EXERCISE INPUTS
---*---
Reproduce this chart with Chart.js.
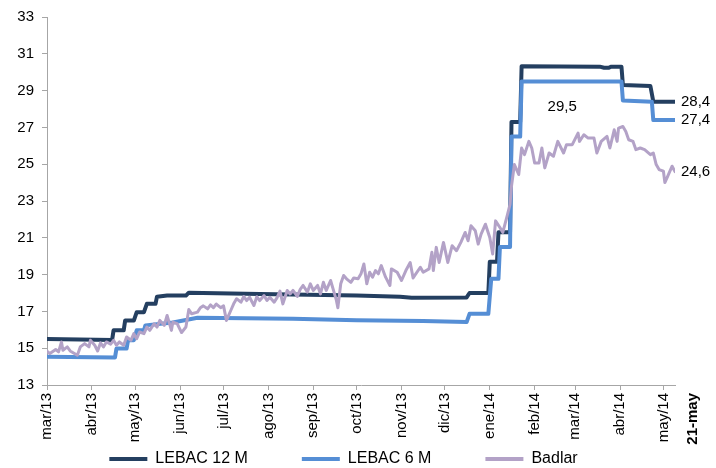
<!DOCTYPE html>
<html>
<head>
<meta charset="utf-8">
<script src="https://cdn.jsdelivr.net/npm/chart.js@4/dist/chart.umd.min.js"></script>
<style>
  html, body { margin: 0; padding: 0; background: #fff; }
  canvas { display: block; }
</style>
</head>
<body>
<canvas id="chart" width="716" height="468"></canvas>
<script>
// Monthly axis labels (first day of each month, from March 2013)
const monthLabels = ['mar/13', 'abr/13', 'may/13', 'jun/13', 'jul/13', 'ago/13', 'sep/13',
  'oct/13', 'nov/13', 'dic/13', 'ene/14', 'feb/14', 'mar/14', 'abr/14', 'may/14'];
const lastDateLabel = '21-may';

// Days are counted from 1 March 2013
const lebac12Days = [0, 45, 46, 53, 54, 60, 62, 67, 69, 75, 76, 83, 96, 98, 147, 214, 244, 252, 290, 292,
  305, 306, 311, 312, 320, 321, 327, 328, 382, 385, 388, 390, 397, 398, 417, 419, 434];
const lebac12 = [15.5, 15.45, 15.97, 15.97, 16.5, 16.5, 16.96, 16.96, 17.41, 17.41, 17.8, 17.86, 17.86, 18.02,
  17.95, 17.86, 17.8, 17.74, 17.76, 18.0, 18.0, 19.7, 19.7, 21.3, 21.3, 27.3, 27.3, 30.33, 30.3, 30.24,
  30.24, 30.3, 30.3, 29.3, 29.25, 28.4, 28.4];

const lebac6Days = [0, 47, 48, 55, 56, 60, 62, 67, 68, 87, 104, 170, 214, 260, 290, 292, 305, 307, 312, 313,
  320, 321, 327, 328, 356, 397, 398, 418, 419, 434];
const lebac6 = [14.53, 14.5, 14.98, 14.98, 15.43, 15.43, 15.97, 15.97, 16.24, 16.4, 16.65, 16.6, 16.52, 16.48,
  16.42, 16.87, 16.87, 18.77, 18.77, 20.5, 20.5, 26.5, 26.5, 29.5, 29.5, 29.5, 28.46, 28.4, 27.4, 27.4];

const badlarDays = [0, 2, 6, 8, 10, 11, 14, 16, 21, 23, 26, 29, 30, 33, 35, 37, 39, 41, 44, 46, 48, 50, 53, 55,
  58, 60, 62, 64, 67, 69, 71, 74, 76, 78, 81, 83, 86, 87, 90, 93, 96, 98, 100, 104, 106, 108, 111, 113, 115,
  117, 120, 122, 124, 127, 129, 131, 134, 136, 138, 140, 143, 145, 147, 150, 152, 154, 157, 159, 161, 163,
  166, 168, 170, 173, 175, 177, 180, 182, 184, 187, 189, 191, 193, 196, 198, 200, 201, 203, 205, 207, 210,
  212, 215, 217, 219, 221, 223, 225, 227, 229, 231, 234, 237, 238, 242, 245, 248, 251, 253, 258, 260, 264,
  266, 267, 269, 271, 274, 277, 280, 283, 286, 289, 291, 293, 296, 298, 300, 303, 306, 308, 310, 313, 315,
  318, 320, 321, 323, 326, 328, 330, 333, 335, 337, 340, 342, 344, 347, 350, 353, 357, 359, 363, 367, 368,
  371, 374, 378, 380, 383, 387, 389, 392, 394, 395, 398, 400, 402, 405, 407, 410, 413, 417, 419, 421, 423,
  426, 427, 429, 432, 434];
const badlar = [14.84, 14.71, 14.93, 14.8, 15.34, 14.89, 15.07, 14.85, 14.62, 15.07, 15.25, 15.07, 15.43, 15.16,
  14.85, 15.29, 15.07, 15.34, 15.22, 15.43, 15.16, 15.34, 15.16, 15.61, 15.43, 15.79, 15.52, 15.88, 15.79,
  16.15, 15.97, 16.33, 16.15, 16.51, 16.24, 16.78, 15.97, 16.42, 16.33, 15.85, 16.15, 17.1, 16.87, 16.96,
  17.2, 17.3, 17.14, 17.35, 17.2, 17.4, 17.2, 17.3, 16.51, 17.05, 17.41, 17.69, 17.5, 17.81, 17.59, 17.77,
  17.32, 17.8, 17.59, 17.86, 17.59, 17.77, 17.5, 17.75, 18.1, 17.41, 18.14, 17.95, 18.14, 17.81, 18.2, 18.41,
  18.05, 18.5, 18.14, 18.41, 17.95, 18.58, 18.14, 18.68, 18.14, 17.6, 17.2, 18.5, 18.95, 18.77, 18.58, 18.82,
  18.77, 19.04, 19.58, 18.5, 19.13, 18.86, 19.22, 19.04, 19.49, 18.86, 18.41, 19.31, 19.13, 18.68, 19.22,
  19.66, 18.82, 19.4, 19.13, 19.31, 20.21, 19.22, 20.48, 19.66, 20.75, 19.66, 20.57, 20.3, 20.75, 21.29,
  20.84, 21.65, 21.38, 20.66, 21.2, 21.74, 21.02, 20.12, 21.92, 21.56, 21.29, 22.19, 22.82, 23.8, 24.98,
  24.44, 25.88, 25.52, 26.24, 25.88, 25.07, 25.07, 25.88, 24.8, 25.61, 25.43, 26.24, 25.61, 26.06, 26.06,
  26.69, 26.24, 26.6, 26.42, 26.42, 25.61, 26.24, 26.51, 25.88, 26.87, 26.24, 26.96, 27.05, 26.78, 26.33,
  26.24, 25.79, 25.88, 25.79, 25.52, 25.61, 24.98, 24.71, 24.62, 24.0, 24.35, 24.89, 24.6];

const DAY = 86400000;
const origin = Date.UTC(2013, 2, 1);
const monthDays = monthLabels.map((_, i) => (Date.UTC(2013, 2 + i, 1) - origin) / DAY);
const lastDateDay = (Date.UTC(2014, 4, 21) - origin) / DAY;
const axisEndDay = 434;
const plateauNoteDay = 356;

const FONT = '"Liberation Sans", Arial, sans-serif';
const fmt = v => v.toFixed(1).replace('.', ',');
const points = (days, vals) => days.map((d, i) => ({ x: d, y: vals[i] }));

function series(label, days, vals, color, width, order) {
  return {
    label, data: points(days, vals), borderColor: color, backgroundColor: color,
    borderWidth: width, pointRadius: 0, tension: 0, order,
    borderJoinStyle: 'round', borderCapStyle: 'round'
  };
}

// Legend: reserve a thin band in the layout, then draw the row lower and wider apart
const LEGEND_PAD = 54;
const LEGEND_FONT = 16;
const legendBand = {
  id: 'legendBand',
  beforeInit(chart) {
    const fit = chart.legend.fit;
    chart.legend.fit = function () { fit.call(this); this.height = 23; };
  },
  afterLayout(chart) {
    const lg = chart.legend;
    lg.top = 459 - LEGEND_PAD - LEGEND_FONT / 2;
    lg.bottom = chart.height;
    lg.height = lg.bottom - lg.top;
    lg.left += 6;
    lg.right += 6;
  }
};

// End-of-series values, plateau value and final date label
const valueLabels = {
  id: 'valueLabels',
  afterDatasetsDraw(chart) {
    const { ctx, scales: { x, y } } = chart;
    ctx.save();
    ctx.font = '15px ' + FONT;
    ctx.fillStyle = '#000';
    ctx.textBaseline = 'middle';
    ctx.textAlign = 'left';
    chart.data.datasets.forEach(ds => {
      const p = ds.data[ds.data.length - 1];
      ctx.fillText(fmt(p.y), x.getPixelForValue(p.x) + 6, y.getPixelForValue(p.y));
    });
    const pt = chart.data.datasets[1].data.find(p => p.x === plateauNoteDay);
    ctx.textAlign = 'center';
    ctx.fillText(fmt(pt.y), x.getPixelForValue(pt.x), y.getPixelForValue(pt.y) + 25);

    ctx.font = 'bold 15px ' + FONT;
    ctx.translate(x.getPixelForValue(lastDateDay), x.top + 8);
    ctx.rotate(-Math.PI / 2);
    ctx.textAlign = 'right';
    ctx.fillText(lastDateLabel, 0, 0);
    ctx.restore();
  }
};

const axisGrey = '#a6a6a6';

new Chart(document.getElementById('chart'), {
  type: 'line',
  data: {
    datasets: [
      series('LEBAC 12 M', lebac12Days, lebac12, '#243f60', 4, 2),
      series('LEBAC 6 M', lebac6Days, lebac6, '#558ed5', 4, 1),
      series('Badlar', badlarDays, badlar, '#b3a2c7', 3, 0)
    ]
  },
  options: {
    responsive: false,
    animation: false,
    devicePixelRatio: 1,
    layout: { padding: { left: 0, right: 41, top: 15, bottom: 0 } },
    scales: {
      x: {
        type: 'linear',
        min: 0,
        max: axisEndDay,
        afterBuildTicks: s => { s.ticks = monthDays.map(v => ({ value: v })); },
        afterFit: s => { s.height = 60; },
        ticks: {
          autoSkip: false, minRotation: 90, maxRotation: 90, padding: 3,
          color: '#000', font: { family: FONT, size: 15 },
          callback: v => monthLabels[monthDays.indexOf(v)]
        },
        grid: { drawOnChartArea: false, drawTicks: true, tickLength: 5, color: axisGrey },
        border: { display: true, color: axisGrey, width: 1 }
      },
      y: {
        min: 13, max: 33,
        afterFit: s => { s.width = 47; },
        ticks: { stepSize: 2, padding: 8, color: '#000', font: { family: FONT, size: 15 } },
        grid: { drawOnChartArea: false, drawTicks: true, tickLength: 5, color: axisGrey },
        border: { display: true, color: axisGrey, width: 1 }
      }
    },
    plugins: {
      tooltip: { enabled: false },
      legend: {
        position: 'bottom',
        labels: {
          boxWidth: 38, boxHeight: 4, padding: LEGEND_PAD, color: '#000',
          font: { family: FONT, size: LEGEND_FONT },
          sort: (a, b) => a.datasetIndex - b.datasetIndex,
          generateLabels: chart => Chart.defaults.plugins.legend.labels.generateLabels(chart)
            .map(item => Object.assign(item, { lineWidth: 0 }))
        }
      }
    }
  },
  plugins: [legendBand, valueLabels]
});
</script>
</body>
</html>
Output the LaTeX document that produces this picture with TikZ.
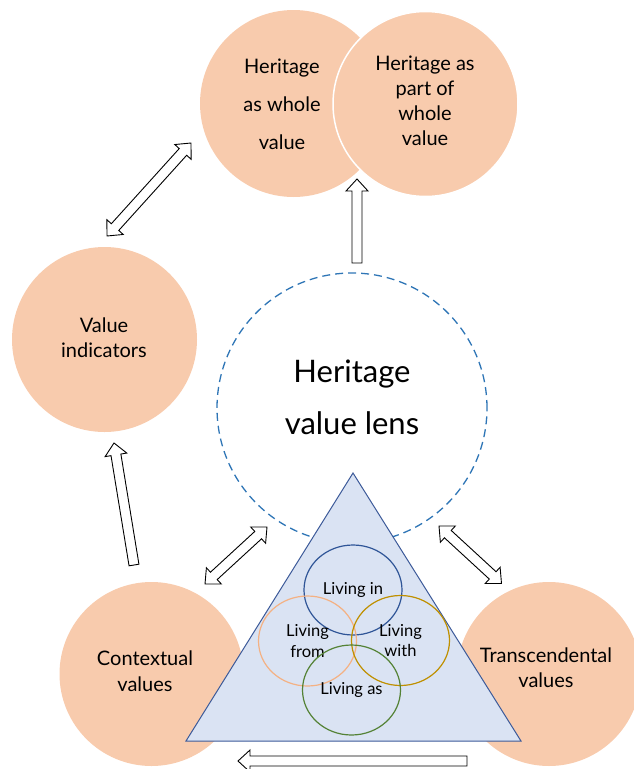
\documentclass[tikz,border=0pt]{standalone}
\usepackage{fontspec}
\setmainfont{Lato}
\usetikzlibrary{calc, shapes.geometric}

\definecolor{peach}{HTML}{F8CBAD}
\definecolor{lensblue}{HTML}{2E75B6}
\definecolor{trifill}{HTML}{DAE3F3}
\definecolor{triedge}{HTML}{3C5A99}
\definecolor{inblue}{HTML}{2F5597}
\definecolor{fromorange}{HTML}{F4B183}
\definecolor{withgold}{HTML}{BF9000}
\definecolor{asgreen}{HTML}{548235}

% hollow block arrows between two coordinates
\newcommand{\onewayarrow}[2]{%
  \coordinate (hb) at ($(#2)!12pt!(#1)$);
  \draw[blockarrow] ($(#1)!5pt!90:(#2)$) -- ($(hb)!5pt!90:(#2)$) -- ($(hb)!11pt!90:(#2)$) -- (#2)
    -- ($(hb)!11pt!-90:(#2)$) -- ($(hb)!5pt!-90:(#2)$) -- ($(#1)!5pt!-90:(#2)$) -- cycle;}
\newcommand{\twowayarrow}[2]{%
  \coordinate (ha) at ($(#1)!12pt!(#2)$);
  \coordinate (hb) at ($(#2)!12pt!(#1)$);
  \draw[blockarrow] (#1) -- ($(ha)!11pt!90:(#2)$) -- ($(ha)!5pt!90:(#2)$) -- ($(hb)!5pt!90:(#2)$)
    -- ($(hb)!11pt!90:(#2)$) -- (#2) -- ($(hb)!11pt!-90:(#2)$) -- ($(hb)!5pt!-90:(#2)$)
    -- ($(ha)!5pt!-90:(#2)$) -- ($(ha)!11pt!-90:(#2)$) -- cycle;}

\begin{document}
\begin{tikzpicture}[x=1pt, y=-1pt,
    bubble/.style={circle, fill=peach, inner sep=0pt},
    blockarrow/.style={draw=black, fill=white, line width=0.9pt, line join=miter},
    ring/.style={ellipse, draw, line width=1.2pt, minimum width=98pt, minimum height=90pt,
      inner sep=0pt, align=center, font=\fontsize{16.5}{20.5}\selectfont},
    bigtext/.style={align=center, font=\fontsize{20}{25}\selectfont}]
    \useasboundingbox (0,0) rectangle (634,769);

    \coordinate (apex) at (353,473);
    \coordinate (baseL) at (186,741);
    \coordinate (baseR) at (521,741);

    % the two top circles, the right one over the left
    \node[bubble, minimum size=187pt] (whole) at (293.5,103.5) {};
    \node[bubble, minimum size=185pt, draw=white, line width=1.5pt] (part) at (425.5,104) {};

    \node[circle, draw=lensblue, line width=1.3pt, dash pattern=on 8pt off 5pt,
      minimum size=270pt, inner sep=0pt] (lens) at (352,408) {};

    \node[bubble, minimum size=185pt] (indic) at (104.5,339.5) {};
    \node[bubble, minimum size=184pt] (context) at (151.5,674) {};
    \node[bubble, minimum size=184pt] (transc) at (549,674) {};

    \draw[fill=trifill, draw=triedge, line width=1pt] (apex) -- (baseL) -- (baseR) -- cycle;

    \node[ring, draw=inblue] (livein) at (353,590) {Living in};
    \node[ring, draw=fromorange] (livefrom) at (307.5,641) {Living\\from};
    \node[ring, draw=withgold] (livewith) at (400.5,640.5) {Living\\with};
    \node[ring, draw=asgreen] (liveas) at (351.5,690) {Living as};

    \node[bigtext, font=\fontsize{20}{38}\selectfont] (wholetxt) at (282,104.7) {Heritage\\as whole\\value};
    \node[bigtext] (parttxt) at (425,101) {Heritage as\\part of\\whole\\value};
    \node[align=center, font=\fontsize{31}{52}\selectfont] (lenstxt) at (352,397) {Heritage\\value lens};
    \node[bigtext] (indictxt) at (104,338) {Value\\indicators};
    \node[bigtext, font=\fontsize{20}{26}\selectfont] (contexttxt) at (145,671) {Contextual\\values};
    \node[bigtext] (transctxt) at (546,668) {Transcendental\\values};

    % arrow ends
    \coordinate (u1) at (357,263);
    \coordinate (u2) at (357,179);
    \coordinate (d1) at (107,236);
    \coordinate (d2) at (191,143);
    \coordinate (c1) at (134,565);
    \coordinate (c2) at (114,443);
    \coordinate (l1) at (205,584);
    \coordinate (l2) at (267,527);
    \coordinate (r1) at (439,526);
    \coordinate (r2) at (501.5,583.5);
    \coordinate (b1) at (467,761);
    \coordinate (b2) at (238,761);

    \onewayarrow{u1}{u2}
    \twowayarrow{d1}{d2}
    \onewayarrow{c1}{c2}
    \twowayarrow{l1}{l2}
    \twowayarrow{r1}{r2}
    \onewayarrow{b1}{b2}
\end{tikzpicture}
\end{document}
---*---
Without the pictures, write out the lines from the beginning of the entries through the line with "const lastDateLabel = '21-may';".

Reproduce this chart with Chart.js.
<!DOCTYPE html>
<html>
<head>
<meta charset="utf-8">
<script src="https://cdn.jsdelivr.net/npm/chart.js@4/dist/chart.umd.min.js"></script>
<style>
  html, body { margin: 0; padding: 0; background: #fff; }
  canvas { display: block; }
</style>
</head>
<body>
<canvas id="chart" width="716" height="468"></canvas>
<script>
// Monthly axis labels (first day of each month, from March 2013)
const monthLabels = ['mar/13', 'abr/13', 'may/13', 'jun/13', 'jul/13', 'ago/13', 'sep/13',
  'oct/13', 'nov/13', 'dic/13', 'ene/14', 'feb/14', 'mar/14', 'abr/14', 'may/14'];
const lastDateLabel = '21-may';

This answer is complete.